On November 30, 2016, the Federal Energy Regulatory Commission, commonly known as FERC, approved a route for the Nexus Gas Transmission pipeline project that will take it 23.38 miles across Medina County.
The approved route will bring the Nexus pipeline into the northern part of the county to the south of State Route 57 in a southeast direction, exiting the county near Wadsworth. The pipeline will then cross into Wayne County near Rittman and Doylestown for 6.72 miles before continuing into Summit County. A compressor site is planned near Wadsworth.
Several grass-roots organizations had sprung up along the proposed pipeline route urging FERC to reject the project, or at least alter its route in such a way as to largely avoid Medina County and other heavily populated counties in Northeast Ohio. However, FERC accepted the route initially proposed for Nexus that will also take the pipeline through large stretches of Medina, Summit and Stark Counties.
Along with its approval of the proposed route, FERC also issued a certificate of public convenience and necessity. This certificate essentially establishes Nexus’s right to use eminent domain to seize easements from property owners who refuse to voluntarily grant Nexus an easement. Normally, a landowner can contest an eminent domain action by alleging the appropriating party does not have the right to make the appropriation, by alleging that the appropriation is not necessary to benefit the public, or by disputing that an attempt was made to come to a voluntary agreement regarding the transfer of property rights. Under Ohio law, a pipeline company holding a certificate of public convenience and necessity is considered a public utility. Projects commenced by public utilities are presumed to be public uses. Thus, as a practical matter, the only defense to an eminent domain action in a FERC approved pipeline project is to dispute whether an attempt was made come to a voluntary resolution—which assumes that a sale will eventually occur.
For those owning property along the approved route of the Nexus pipeline, there are two critical areas that can still be negotiated and contested. The first is the nonmonetary terms of the easement. Nexus will inevitably send a proposed easement which it hopes landowners will sign and return. However, pipelines companies are generally willing to enter into amendments to their standard easement that will grant property owners certain additional rights, or at least clarify the pipeline company’s obligations. For instance, farmers will generally want additional provisions regarding things such as repairing field tile and segregating topsoil from subsoils.

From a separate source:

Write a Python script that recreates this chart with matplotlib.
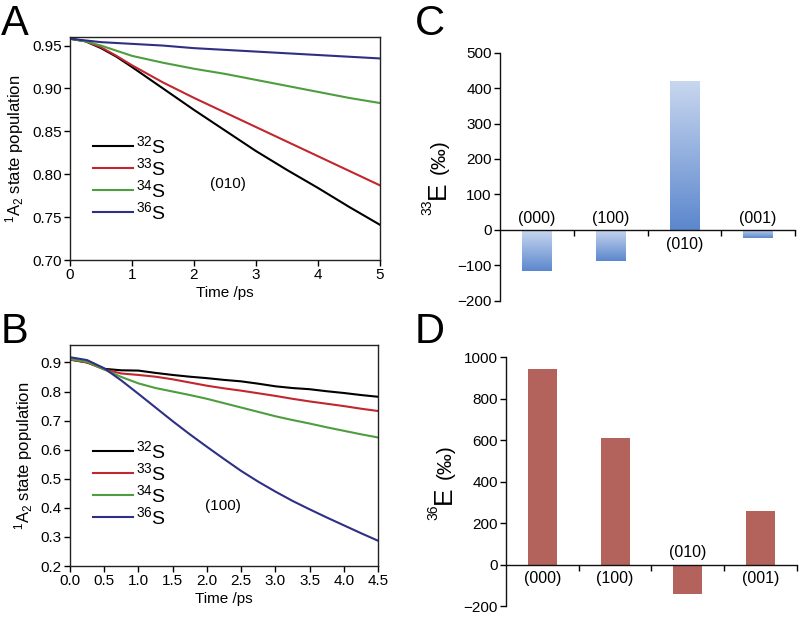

The second is the amount Nexus will offer in exchange for the property rights the landowner is being forced to convey. By law, Nexus must make a written good faith offer to purchase the easement, stating what it believes the easement rights to be worth and offering to purchase the easement for that amount. If the landowners believe the easement to be worth more, they can negotiate with Nexus or insist on a jury trial where a jury will determine the value of the easement. The law provides for two kinds of damage: the value of the property taken and decrease in the value of the residual property retained by the landowner. Before agreeing to any payment, landowners should consider whether the payment adequately compensates them for the property rights being surrendered.
The terms and conditions of the easement and the amount paid for that easement and the harm to the property retained by the landowner can have long term consequences. All affected landowners should take care in how they proceed and should ensure they have adequate representation to protect their legal rights through the eminent domain process.